I suggest another reason why prison is failing to be as effective at rehabilitation as we wish: while we have strengthened a little our belief in judgment and demands for retribution, perhaps with the advance of social media and the web, at the same time, perhaps with the decline in religious belief, we have weakened a little our understanding of and belief in concepts such as forgiveness, mercy, grace and redemption. Redemption: the belief that though you have done something terribly wrong, at the end of your punishment and displaying remorse there is afforded to you a second chance to start afresh and make a positive contribution to society.
In his book No Future Without Forgiveness, the Nobel laureate Desmond Tutu wrote the following:
“Forgiveness is taking seriously the awfulness of what has happened when you are treated unfairly. It is opening the door for the other person to have a chance to begin again. Without forgiveness, resentment builds in us a resentment which turns into hostility and anger”.

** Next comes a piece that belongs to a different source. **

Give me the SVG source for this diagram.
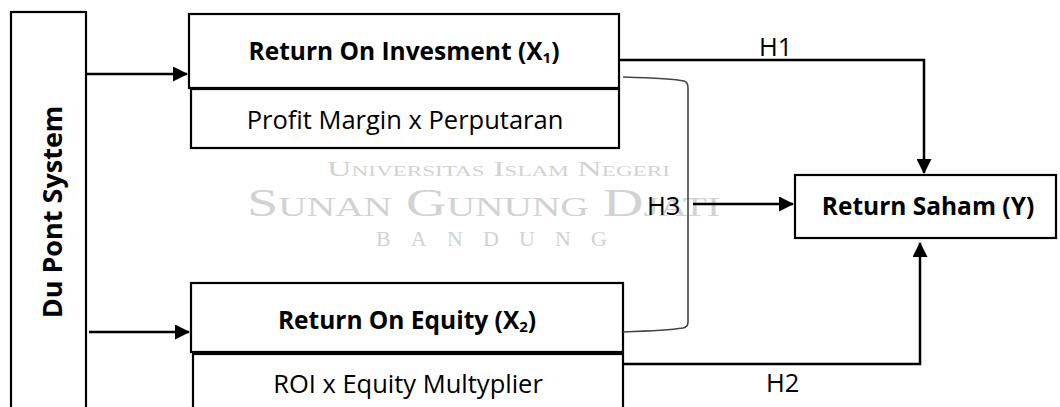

If all that sounds a bit too woolly for my noble and learned friend on the Front Bench, let me pray in aid a Conservative Lord Chancellor who said in the House of Commons:
“It is because I am a Conservative that I believe in the rule of law as the foundation stone of our civilisation; it is because I am a Conservative that I believe that evil must be punished; but it is also because I am a Conservative, and a Christian, that I believe in redemption, and I think that the purpose of our prison system and our criminal law is to keep people safe by making people better”.—[Official Report, Commons, 26/1/16; col. 149.]
Those were the words of my right honourable friend Michael Gove in 2016, someone who in the intervening years has demonstrated the benefits of political redemption.
When my noble and learned friend responds to this debate, can he say whether the purpose of prison is still to keep people safe by making people better? If so, when will we have an opportunity to scrutinise the effectiveness of the Government in doing so? Custodial sentences have an important part to play in keeping the public safe and ensuring justice is seen to be done; but an over-focus on longer sentences resulting in an ever larger prison population without an equivalent focus on redemption and rehabilitation may only serve to ensure that those people leave custody bitter but not necessarily better.